In the early-2000s, Francis became the first to show Henein and other Egyptian artists in the Dubai galleries at the vanguard of the now thriving Gulf art market. In the wake of a Qatari commission for a granite ship, like the one in Adam’s garden (but twice the size), the Adam Henein Foundation was established and the museum project launched.
While Henein’s mud-brick house was being replaced with a modest but luminous 3-story building, Cairo was in turmoil. In 2012, with a newly elected Islamist president in power, Francis and Henein “worried about whether sculpture would still be allowed in Egypt at all,” said Francis, “but we kept going.”[11] With the first floor built around the heaviest pieces, successive floors feature pieces grouped chronologically and thematically. Despite the range of mediums and materials (painting, drawing, fresco, sculpture in bronze, stone, clay, slate, wood), what is most striking is the work’s inner logic and cohesiveness; like that of other great artists it represents a world view.
In recent years, London’s Tate Modern and Paris’s Georges Pompidou have expressed interest in Adam Henein. Karim Francis believes a major European exhibition would definitively place him among the last century’s great artists, an event that is sooner or later bound to occur.
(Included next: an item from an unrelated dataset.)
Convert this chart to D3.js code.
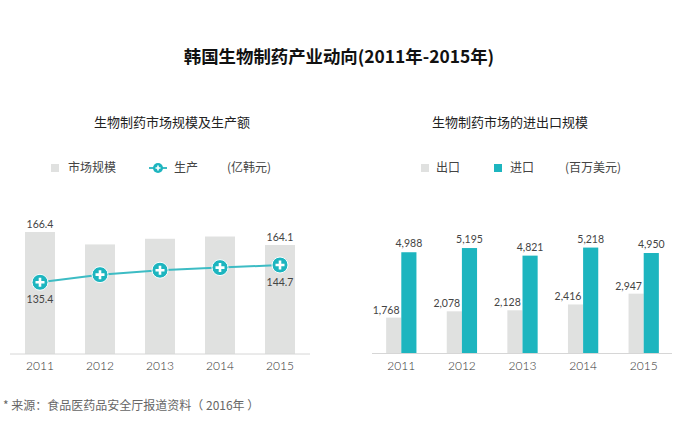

For Henein, international acclaim is nothing compared to the rewards of the creative process. “Artistic time has its own measure,” he says, a truth to which the body of work he created and consciously shared, stands testimony.[12]
[1] Museum visit and conversation with Adam Henein, April 30, 2017.
[2] Henein quoted in Édouard Al-Kharrat, “Adam Henein: A modern Vision, Deeply Rooted in Ancient Art”, in Adam Henein, Mona Khazindar, ed. (Milan, 2005), p.11.
[3] Henein quoted in Youssef Rakha, “Inside the Stone” Al-Ahram Weekly, 22-28 April, 1999.
[4] Henein quoted in É. Al-Kharrat, p.11.
[5] Henein quoted in Youssef Rakha, “Inside the Stone” Al-Ahram Weekly, 22-28 April, 1999.
[6] Henein quoted in Y. Rakha, “Inside the Stone” Al-Ahram Weekly, 22-28 April, 1999.
[7] Conversation with Adam Henein, May 14, 2017.
[8] Michael Francis Gibson, “Adam Henein, a Timeless Art” in Adam Henein, Mona Khazindar, ed. (Milan, 2005), p.43.
[9] Henein quoted in Y. Rakha, “Inside the Stone” Al-Ahram Weekly, 22-28 April, 1999.
[10] Conversation with Maged Mekhail at the Karim Francis Gallery, May 22, 2017.
[11] Visit to Henein’s museum with Karim Francis, May 14, 2017.
[12] Henein quoted in É. Al-Kharrat, p.11.